Historic Markers Across Georgia



Battle of Dunlap Hill-Stoneman's Raid



Marker ID:  
Location: Ocmulgee National Park Rd 0.2 miles south of Emery Hwy, Macon, GA
County: Bibb
Coordinates: N 32° 50.482    W 083° 36.127
  32.84136666    -83.60211666
Style: Interpretative Sign **
Waymark: None
 



Text:

Battle of Dunlap Hill-Stoneman's Raid


During the Civil War, Macon, Georgia was a thriving city, serving as a major transportation, medical, and manufacturing center. In 1864, Federal officers were being held at Camp Oglethorpe, a prisoner of war camp. Two battles were fought in Macon; both battles took place here at the Dunlap farm. The first battle occurred on July 30, 1864 and is known as the Battle of Dunlap Hill. The second battle occurred on November 20-21, 1864 and is known as the Battle of Walnut Creek. Never taken by force, the city surrendered to Federal forces on April 20, 1865, nine days after General Robert E. Lee's surrender.

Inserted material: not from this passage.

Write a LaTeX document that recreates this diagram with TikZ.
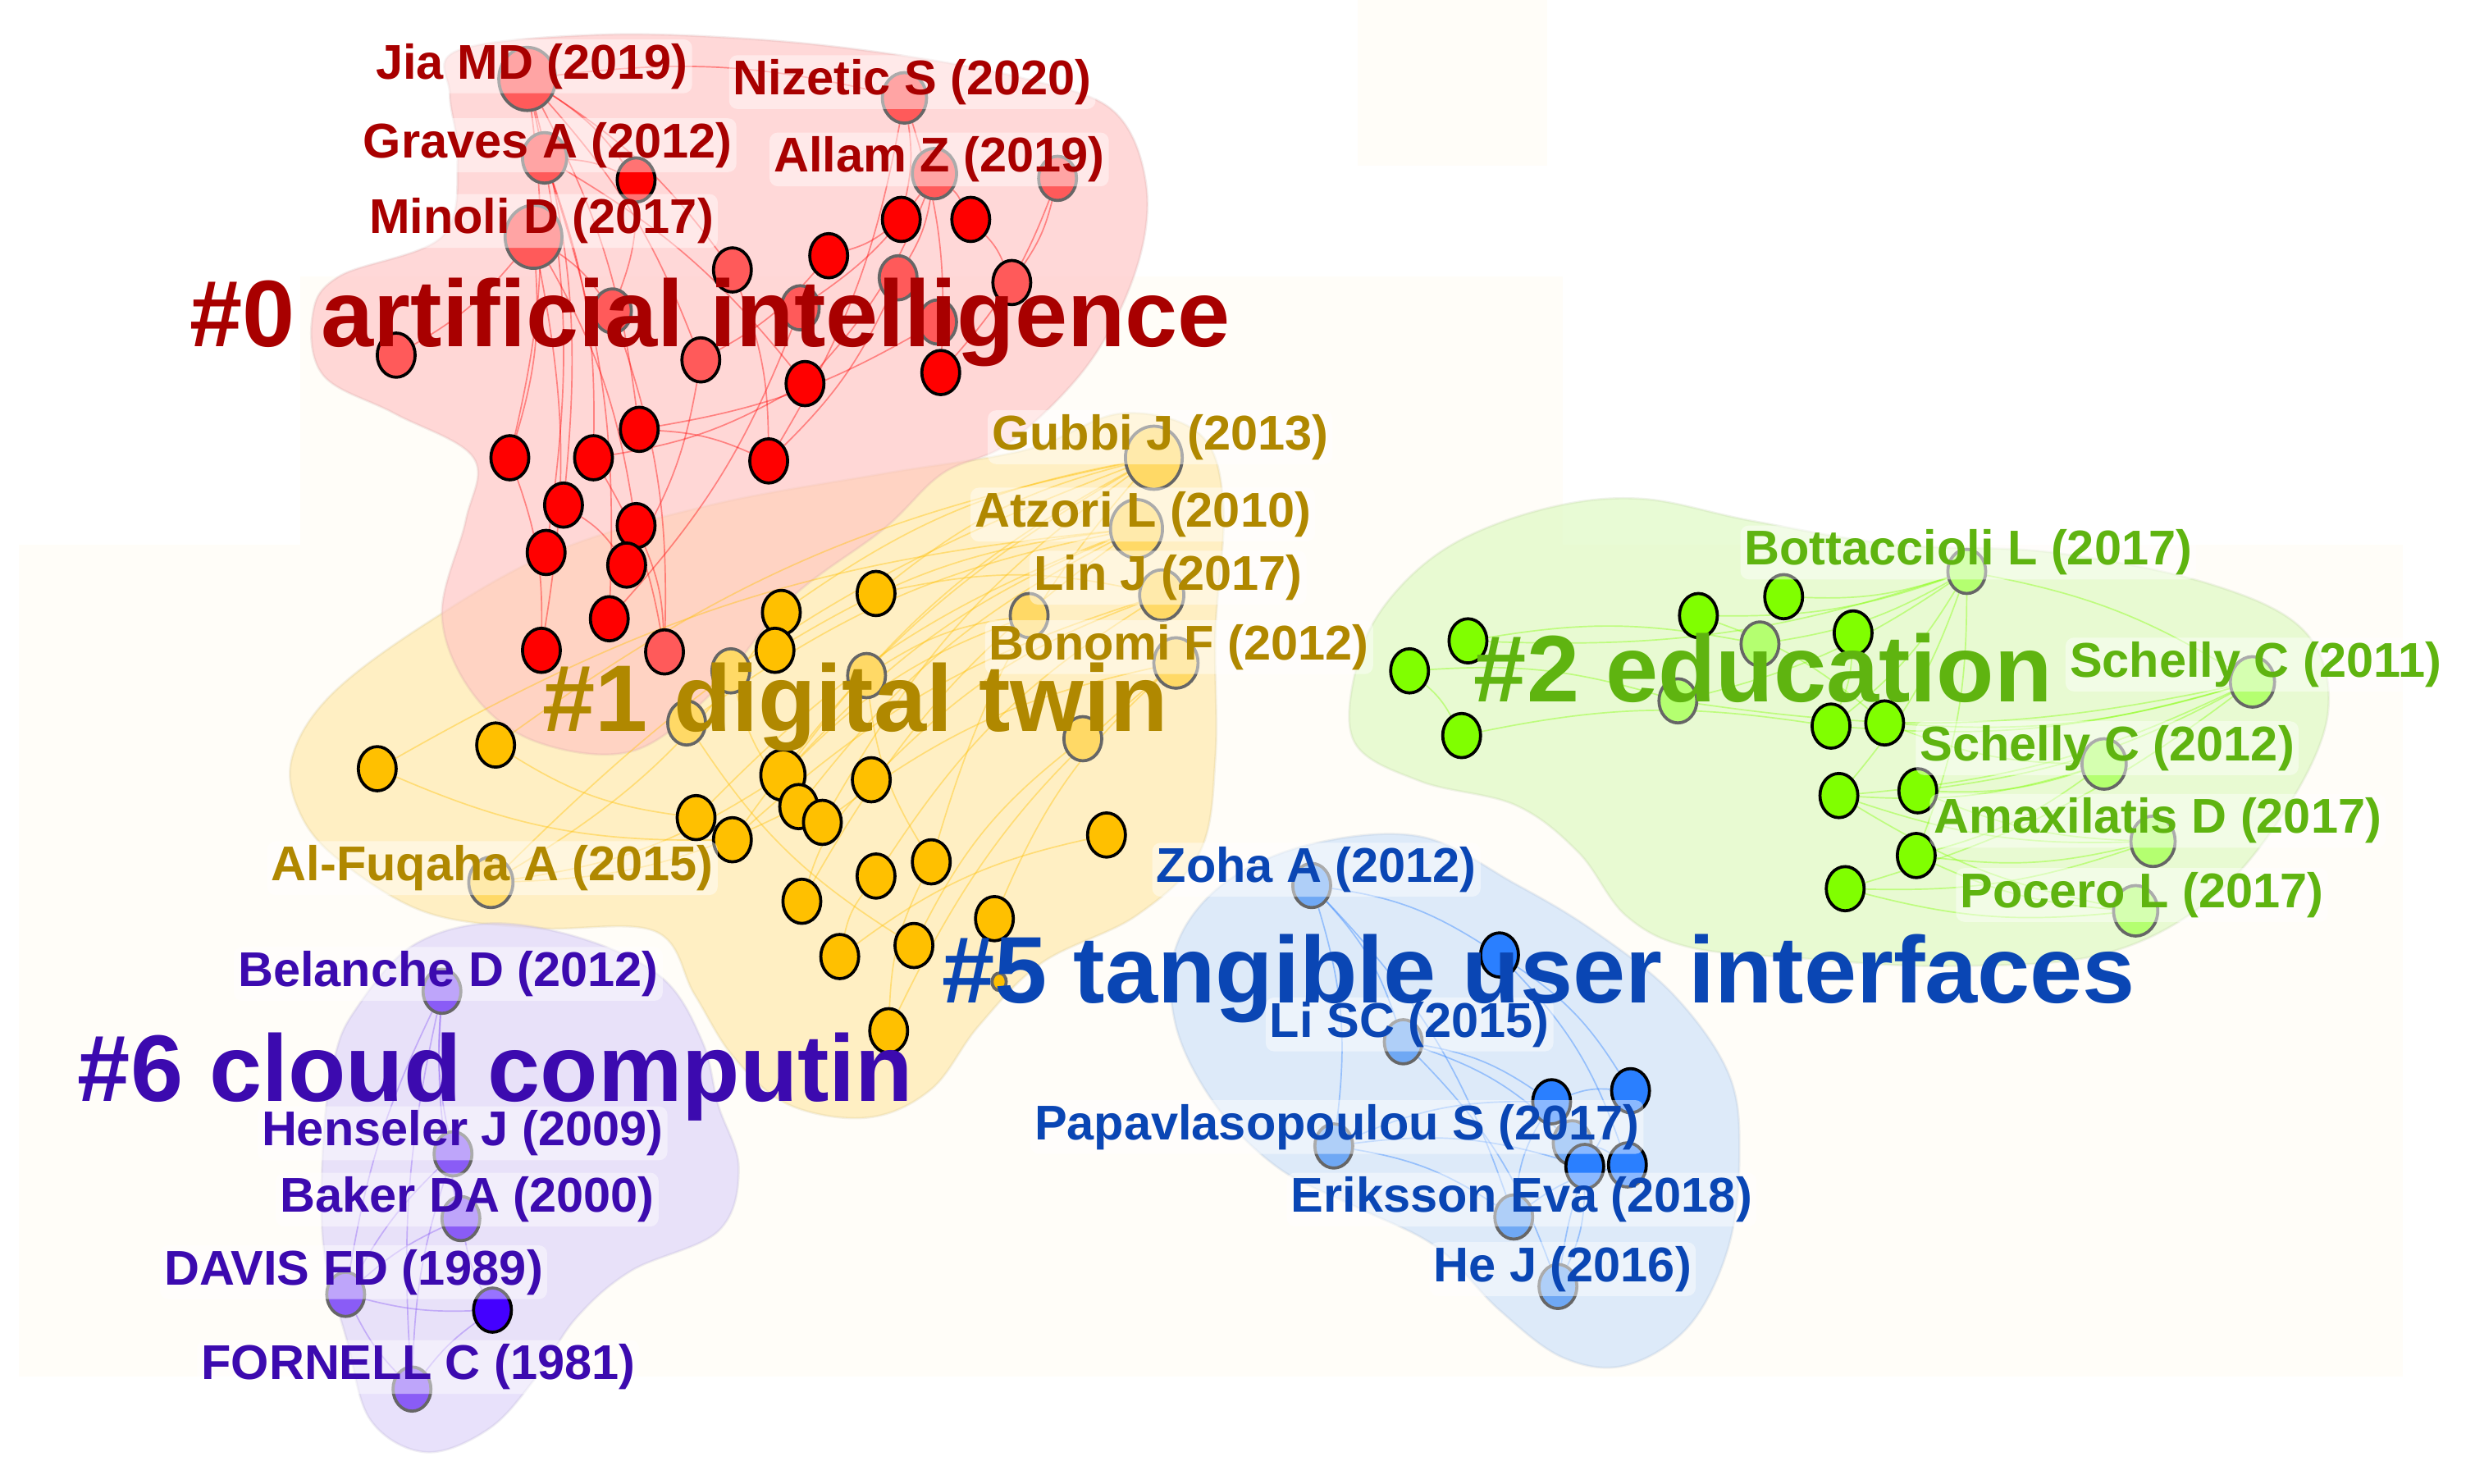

In the summer of 1864, during the siege of Atlanta, Union Cavalry General George Stoneman conducted a raid on Central Georgia cutting the Confederate supply line and the Central Georgia railroad. Stoneman and his troops destroyed everything in their path on the way to Macon. Stoneman's personal mission was to destroy the city and free Union officers imprisoned at Camp Oglethorpe. Fighting took place on July 30th when Stoneman ordered the city bombarded and his troops to advance. One shell that was fired struck the home of Judge Asa Holt, now known as the Cannonball House. Confederate troops under General Howell Cobb formed in East Macon and repelled the Union attack. Unable to take the city, Stoneman retreated, and was stopped in an all day battle at Sunshine Church, near Clinton. There, Stoneman was captured and taken to Camp Oglethorpe becoming the highest ranking Union officer to be captured in the war. After the battle, the Confederates constructed a U-shaped earthwork in the yard of the Dunlap house to protect the Walnut Creek railroad trestle from future attacks. During November 20-21, 1864 the earthwork served its purpose during the battle of Walnut Creek. Today, the earthwork is still visible.